Selçuklu hâkimiyetinin ardından Karamanoğulları Beyliği'nin hâkimiyetine geçen Konya, Karamanoğulları Beyliği’nin en büyük şehri olmuştur. Bu dönemde de Selçuklu döneminde olduğu gibi ilim ve kültür alanındaki gelişmeler devam etmiş, Ulu Arif Çelebi, Ahmed Eflâkî ve Sarı Yakup gibi bilgin ve âlimler yetişmiştir. Karamanoğulları Beyliği döneminde Konya’da birçok camii, medrese, türbe gibi birçok yapı inşa edilmiştir. 1398 yılına gelindiğinde ise Yıldırım Beyazıd (I. Beyazıd) Konya şehrine girip Karamanoğulları Beyliği'ne son vermiştir. 1402 Ankara Savaşı'ndan sonra Osmanlı Devleti’nde yaşanan fetret döneminden faydalanarak Karamanoğulları Beyliği'nin yeniden kurulmasıyla Konya yeniden Karamanoğulları Beyliği’nin kontrolüne geçmiştir. 1465 yılında da Fatih Sultan Mehmet'in Karamanoğulları Beyliği'ni ortadan kaldırdığı Fatih Sultan Mehmed’in Karamanoğulları Beyliği’ni tamamen ortadan kaldırılmasıyla birlikte yeniden Osmanlı Devleti egemenliği altına girmiştir. 1470 yılında Osmanlı Devleti’nin Rumeli (Sofya), Anadolu (Kütahya), Rum (Tokat) Eyaletlerinden sonra dördüncü eyalet olarak Karaman Eyaleti kurulmuştur. Bu eyaletin merkezide Konya şehri olarak belirlenmiştir. Tanzimat Dönemine kadar Karaman Eyaleti denen bu eyalete Tanzimat’tan sonra Karaman yerine Konya denmeye başlanmıştır. 1910 yılında ise 102.000 kilometrekare büyüklüğündeki Konya Eyaleti, 11 kazadan oluşan Konya

Merkez, 7 kazadan oluşan Niğde, 2 kazadan oluşan Burdur, 5 kazadan oluşan Teke ve 5 kazadan oluşan Hamid sancaklarına ayrılmıştır.

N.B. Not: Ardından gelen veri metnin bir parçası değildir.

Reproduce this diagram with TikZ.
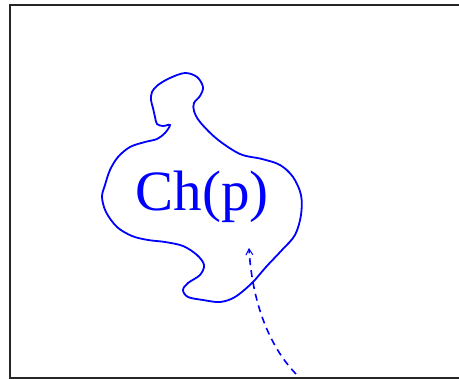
\documentclass[tikz,border=0pt]{standalone}
\usepackage{fontspec}
\setmainfont{Liberation Serif}
\usetikzlibrary{arrows.meta}
\definecolor{pureblue}{RGB}{0,0,255}
\tikzset{
  blob/.style={draw=pureblue, line width=1.8pt},
  flow/.style={draw=pureblue, line width=1.6pt, dash pattern=on 7pt off 5pt,
    -{Straight Barb[length=6pt,width=7pt,line width=1pt]}},
  frame/.style={draw=black!85, line width=1.8pt},
  lbl/.style={text=pureblue, font=\fontsize{57}{60}\selectfont, inner sep=0pt}
}
\begin{document}
\begin{tikzpicture}[x=1pt,y=-1pt]
\useasboundingbox (0,0) rectangle (459,379);
\clip (0,0) rectangle (459,379);
\draw[frame] (10,5) rectangle (475,378);
\draw[blob] plot[smooth cycle, tension=0.55] coordinates {
(185,73) (197,77) (203,87) (200,96) (194,103) (194,111) (200,122) (217,139)
(240,154) (262,159) (280,165) (293,177) (301,195) (301,215) (295,235) (282,250)
(266,267) (252,283) (235,297) (220,302) (203,300) (188,297) (183,290) (188,283)
(200,275) (204,265) (197,255) (183,246) (165,242) (148,240) (132,236) (117,227)
(106,212) (102,197) (105,185) (110,170) (118,157) (130,147) (145,142) (157,139)
(165,133) (170,125) (163,126) (157,124) (155,117) (153,108) (151,100) (152,92)
(158,85) (170,78)};
\node[lbl] (ch) at (202,197) {Ch(p)};
\coordinate (start) at (296,374);
\coordinate (tip) at (249,248);
\draw[flow] (start) .. controls (268,345) and (252,300) .. (tip);
\end{tikzpicture}
\end{document}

Konya Osmanlı hâkimiyetinde bulunduğu dönemlerde doğu seferlerine çıkan Osmanlı Sultanlarından Yavuz Sultan Selim, Kanunî Sultan Süleyman ve II. Murad'ın uğrak yeri haline gelmiştir. Osmanlı döneminde de diğer dönemlerde olduğu gibi Konya'da ilim, kültür ve sanat hareketleri kesintisiz olarak devam etmiş ve şehir ünlü âlimler, şairler, tarihçi ve filozofların toplandığı merkez olma özelliğini devam ettirmiştir. Bu dönemde de pek çok camii, çeşme, medrese tarzı yapılar inşa edilmeye devam edilmiştir. Bu dönem içerisinde Selimiye Câmii, Yusufağa Kütüphanesi, Piri Mehmed Paşa Câmii, Şerafettin Camii, Kapu Camii, Hacı Fettah Camii, Nakiboğlu ve Aziziye Camiileri ve Mevlana Külliyesi gibi önemli mimarî eserler yapılmıştır. Osmanlının son dönemi Tanzimat Fermanı ile Konya'da da yenileşme hareketleri başlamış, şehir genelinde medreselerin yanı sıra çok sayıda ilkokul, ortaokul ve öğretmen okulu hizmete girmiştir. Konya’da ilk lise ise 1889 yılında açılmış olup yine aynı zamanlarda Konya Sanat Okulu açılmıştır. 1900 yılından Konya şehri içerisindeki medreselerin sayısı 500’ü geçmiştir (Konya Valiliği, 2014).